Le logiciel permet de voir pour chaque contrôleur si la fonction qui lui est associée est celle par défaut ou non, et dans ce dernier cas si la modification a été enregistrée ou non. On regrettera juste que la sélection des contrôleurs que l’on souhaite modifier dans XKey Plus ne se fasse que par l’intermédiaire de la souris et qu’on ne puisse pas les sélectionner directement à partir du hardware.
Le troisième onglet – « Sensitivity » - permet de gérer le gain de chaque touche et la sensibilité générale afin d’éviter d’avoir notamment des répétitions de notes intempestives. Enfin, le dernier onglet – « Timings » – offre plusieurs réglettes destinées à affiner les temps de réponse de divers paramètres tels que le délai entre deux déclenchements de note, ou celui précédant l’activation de l’aftertouch par exemple.
À noter que des fenêtres d’informations apparaissent dès qu’on laisse traîner la souris sur un paramètre, et que si l’on ne dispose pas de notice papier ou PDF, l’aide en ligne (qui nécessite donc une connexion internet, à moins de sauvegarder localement le fichier HTML) est directement accessible et très bien faite.
Conclusion
Le clavier proposé par CME (100€ environ en magasin) est séduisant par bien des aspects.

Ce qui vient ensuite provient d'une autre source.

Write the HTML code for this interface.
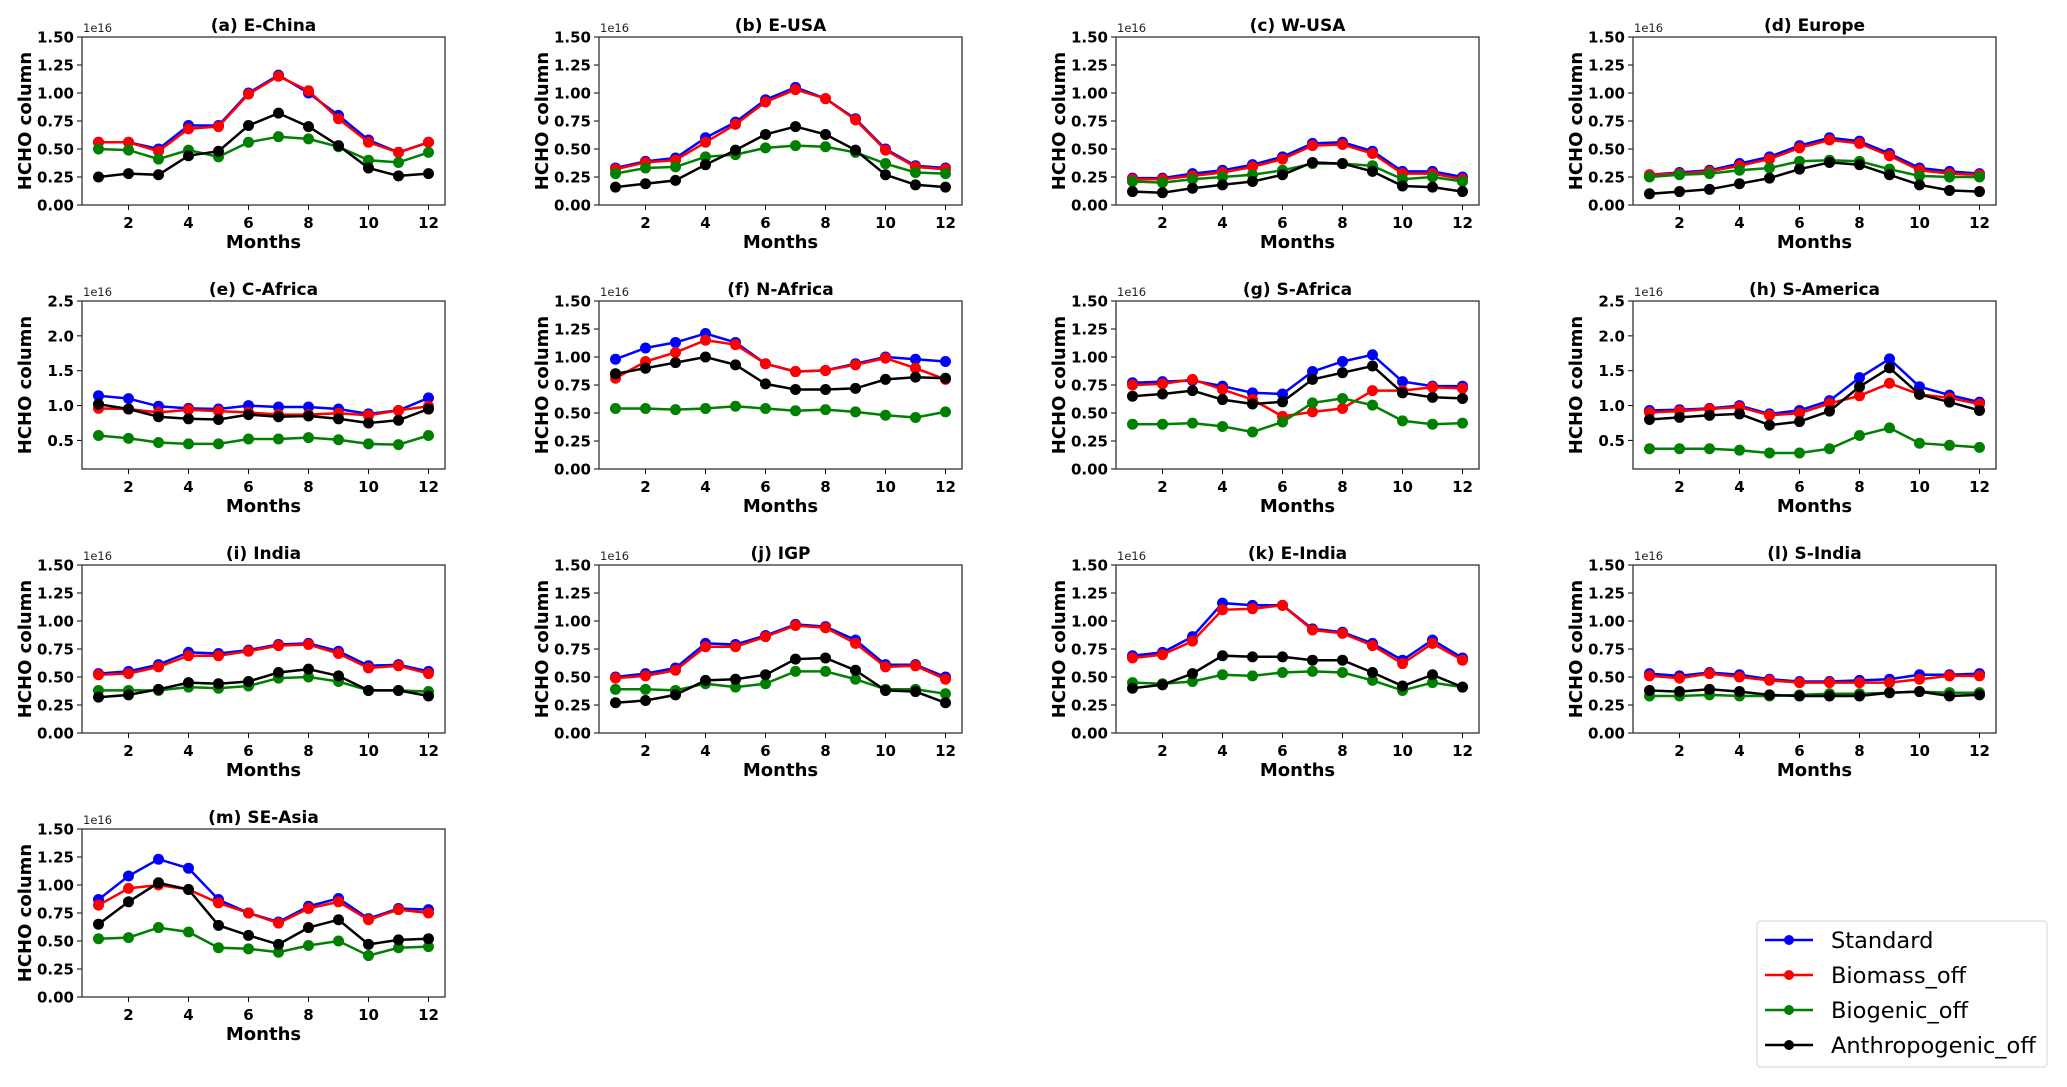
<!DOCTYPE html>
<html><head><meta charset="utf-8"><style>
html,body{margin:0;padding:0;background:#fff}
svg{display:block}
text{font-family:"DejaVu Sans","Liberation Sans",sans-serif}
</style></head><body>
<svg id="fig" width="2067" height="1087" viewBox="0 0 2067 1087" xmlns="http://www.w3.org/2000/svg"></svg>
<script>
const months=[1,2,3,4,5,6,7,8,9,10,11,12];
const seriesNames=["Standard","Biomass_off","Biogenic_off","Anthropogenic_off"];
const seriesColors=["#0000ff","#ff0000","#008000","#000000"];
const panelTitles=["(a) E-China","(b) E-USA","(c) W-USA","(d) Europe","(e) C-Africa","(f) N-Africa","(g) S-Africa","(h) S-America","(i) India","(j) IGP","(k) E-India","(l) S-India","(m) SE-Asia"];
const ticksA=[0,0.25,0.5,0.75,1.0,1.25,1.5];
const tickLabelsA=["0.00","0.25","0.50","0.75","1.00","1.25","1.50"];
const ticksB=[0.5,1.0,1.5,2.0,2.5];
const tickLabelsB=["0.5","1.0","1.5","2.0","2.5"];
const xTicks=[2,4,6,8,10,12];
const eChina=[[.56,.56,.50,.71,.71,1.00,1.16,1.00,.80,.58,.47,.56],[.56,.56,.48,.68,.70,.99,1.15,1.02,.77,.56,.47,.56],[.50,.49,.41,.49,.43,.56,.61,.59,.52,.40,.38,.47],[.25,.28,.27,.44,.48,.71,.82,.70,.53,.33,.26,.28]];
const eUSA=[[.33,.39,.42,.60,.74,.94,1.05,.95,.77,.50,.35,.33],[.32,.38,.40,.56,.72,.92,1.03,.95,.76,.49,.34,.32],[.28,.33,.34,.43,.45,.51,.53,.52,.47,.37,.29,.28],[.16,.19,.22,.36,.49,.63,.70,.63,.49,.27,.18,.16]];
const wUSA=[[.24,.24,.28,.31,.36,.43,.55,.56,.48,.30,.30,.25],[.23,.23,.26,.29,.34,.41,.53,.54,.46,.28,.28,.23],[.21,.20,.23,.25,.27,.31,.37,.37,.35,.23,.25,.21],[.12,.11,.15,.18,.21,.27,.38,.37,.30,.17,.16,.12]];
const europe=[[.27,.29,.31,.37,.43,.53,.60,.57,.46,.33,.30,.28],[.27,.28,.30,.35,.41,.51,.58,.55,.44,.31,.28,.27],[.25,.27,.28,.31,.33,.39,.40,.39,.32,.26,.25,.25],[.10,.12,.14,.19,.24,.32,.38,.36,.27,.18,.13,.12]];
const cAfrica=[[1.14,1.10,.99,.96,.95,1.00,.98,.98,.95,.88,.93,1.11],[.96,.95,.90,.94,.92,.90,.87,.87,.89,.86,.93,.99],[.57,.53,.47,.45,.45,.52,.52,.54,.51,.45,.44,.57],[1.02,.95,.84,.81,.80,.87,.84,.85,.81,.75,.79,.95]];
const nAfrica=[[.98,1.08,1.13,1.21,1.13,.94,.87,.88,.94,1.00,.98,.96],[.81,.96,1.04,1.15,1.11,.94,.87,.88,.93,.99,.90,.80],[.54,.54,.53,.54,.56,.54,.52,.53,.51,.48,.46,.51],[.85,.90,.95,1.00,.93,.76,.71,.71,.72,.80,.82,.81]];
const sAfrica=[[.77,.78,.79,.74,.68,.67,.87,.96,1.02,.78,.74,.74],[.75,.76,.80,.71,.62,.47,.51,.54,.70,.70,.73,.72],[.40,.40,.41,.38,.33,.42,.59,.63,.57,.43,.40,.41],[.65,.67,.70,.62,.58,.60,.80,.86,.92,.68,.64,.63]];
const sAmerica=[[.93,.94,.96,1.00,.88,.93,1.07,1.40,1.67,1.27,1.15,1.05],[.90,.92,.95,.98,.86,.89,1.03,1.14,1.32,1.16,1.11,1.02],[.38,.38,.38,.36,.32,.32,.38,.57,.68,.46,.43,.40],[.80,.83,.86,.88,.72,.77,.92,1.27,1.54,1.16,1.05,.93]];
const india=[[.53,.55,.61,.72,.71,.74,.79,.80,.73,.60,.61,.55],[.52,.53,.59,.69,.69,.73,.78,.79,.71,.58,.60,.53],[.38,.38,.38,.41,.40,.42,.49,.50,.46,.38,.38,.37],[.32,.34,.39,.45,.44,.46,.54,.57,.51,.38,.38,.33]];
const igp=[[.50,.53,.58,.80,.79,.87,.97,.95,.83,.61,.61,.50],[.49,.51,.56,.77,.77,.86,.96,.94,.80,.59,.60,.48],[.39,.39,.38,.44,.41,.44,.55,.55,.48,.39,.39,.35],[.27,.29,.34,.47,.48,.52,.66,.67,.56,.38,.37,.27]];
const eIndia=[[.69,.72,.86,1.16,1.14,1.14,.93,.90,.80,.65,.83,.67],[.67,.70,.82,1.10,1.11,1.14,.92,.89,.78,.62,.80,.65],[.45,.44,.46,.52,.51,.54,.55,.54,.47,.38,.45,.41],[.40,.43,.53,.69,.68,.68,.65,.65,.54,.42,.52,.41]];
const sIndia=[[.53,.51,.54,.52,.48,.46,.46,.47,.48,.52,.52,.53],[.51,.49,.53,.50,.47,.45,.45,.45,.45,.48,.51,.51],[.33,.33,.34,.33,.33,.34,.35,.35,.36,.37,.36,.36],[.38,.37,.39,.37,.34,.33,.33,.33,.36,.37,.33,.34]];
const seAsia=[[.87,1.08,1.23,1.15,.87,.75,.67,.81,.88,.70,.79,.78],[.82,.97,1.00,.96,.84,.75,.66,.79,.85,.69,.78,.75],[.52,.53,.62,.58,.44,.43,.40,.46,.50,.37,.44,.45],[.65,.85,1.02,.96,.64,.55,.47,.62,.69,.47,.51,.52]];
const panelData=[eChina,eUSA,wUSA,europe,cAfrica,nAfrica,sAfrica,sAmerica,india,igp,eIndia,sIndia,seAsia];
const wideRange=[false,false,false,false,true,false,false,true,false,false,false,false,false];

const NS="http://www.w3.org/2000/svg";
const svg=document.getElementById('fig');
function mk(tag,attrs,parent){const e=document.createElementNS(NS,tag);for(const k in attrs)e.setAttribute(k,attrs[k]);(parent||svg).appendChild(e);return e;}
const W=363,H=168;
panelData.forEach((data,p)=>{
  const col=p%4,row=Math.floor(p/4);
  const L=82+517*col,T=37+264*row;
  const g=mk('g',{});
  
  
  const wide=wideRange[p];
  const ymin=wide?0.09:0, ymax=wide?2.5:1.5;
  const xS=v=>L+(v-0.45)/12.1*W;
  const yS=v=>T+H-(v-ymin)/(ymax-ymin)*H;
  const t=mk('text',{x:L+W/2,y:T-6,'text-anchor':'middle','font-size':17,'font-weight':'bold',fill:'#000'},g);t.textContent=panelTitles[p];
  
  const ticks=wide?ticksB:ticksA, labs=wide?tickLabelsB:tickLabelsA;
  ticks.forEach((v,i)=>{
    const y=yS(v);
    mk('line',{x1:L-5,x2:L,y1:y,y2:y,stroke:'#000','stroke-width':1},g);
    const tl=mk('text',{x:L-8,y:y+5.5,'text-anchor':'end','font-size':15,'font-weight':'bold'},g);tl.textContent=labs[i];
    
  });
  xTicks.forEach(v=>{
    const x=xS(v);
    mk('line',{x1:x,x2:x,y1:T+H,y2:T+H+5,stroke:'#000','stroke-width':1},g);
    const tl=mk('text',{x:x,y:T+H+23,'text-anchor':'middle','font-size':15,'font-weight':'bold'},g);tl.textContent=v;
    
  });
  const e=mk('text',{x:L+1,y:T-5,'font-size':11.5,fill:'#222'},g);e.textContent='1e16';
  
  const xl=mk('text',{x:L+W/2,y:T+H+43,'text-anchor':'middle','font-size':18,'font-weight':'bold'},g);xl.textContent='Months';
  
  const yl=mk('text',{x:0,y:0,'text-anchor':'middle','font-size':18,'font-weight':'bold',transform:`translate(${L-51},${T+H/2}) rotate(-90)`},g);yl.textContent='HCHO column';
  
  data.forEach((vals,s)=>{
    const pts=vals.map((v,i)=>xS(months[i]).toFixed(1)+','+yS(v).toFixed(1)).join(' ');
    const pl=mk('polyline',{points:pts,fill:'none',stroke:seriesColors[s],'stroke-width':2.5},g);
    
    vals.forEach((v,i)=>{
      const c=mk('circle',{cx:xS(months[i]),cy:yS(v),r:5.5,fill:seriesColors[s]},g);
      
    });
  });
  const fr=mk('rect',{x:L,y:T,width:W,height:H,fill:'none',stroke:'#333','stroke-width':1.3},g);
  
});
const lg=mk('g',{});

mk('rect',{x:1757,y:921,width:290,height:146,rx:4,fill:'#fff',stroke:'#ddd','stroke-width':1.2},lg);
seriesNames.forEach((n,i)=>{
  const y=940+35*i;
  mk('line',{x1:1765,x2:1813,y1:y,y2:y,stroke:seriesColors[i],'stroke-width':2.5},lg);
  mk('circle',{cx:1789,cy:y,r:5,fill:seriesColors[i]},lg);
  const t=mk('text',{x:1831,y:y+8,'font-size':22.5},lg);t.textContent=n;
  
});
</script>
</body></html>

Il est léger, très peu encombrant, et l’on s’étonne à prendre plaisir à jouer dessus, notamment grâce à une bonne gestion de la vélocité et aux astucieux boutons de modulation, pitch-bend et sustain. Toutefois, ce plaisir de jeu est gâché par des boutons de changement d’octave qui pourraient être un peu plus réactifs, et surtout — surtout ! — par un aftertouch qui s’avère tellement difficile à doser manuellement, que l’on en perd totalement l’avantage de la polyphonie… et surtout qu’on finit par le désactiver complètement. On aurait souhaité qu’il puisse être plus finement paramétré via le logiciel X-Key Plus, qui s’avère par ailleurs assez complet.
Pour conclure, on peut dire que la tentative de CME de produire un mini-clavier plus orienté « jeu » que « contrôle » est très intéressante, mais que compte tenu de la gestion pénible de l’aftertouch, on aurait presque préféré un modèle plus traditionnel privé de cette fonction, mais équipé de quelques potards.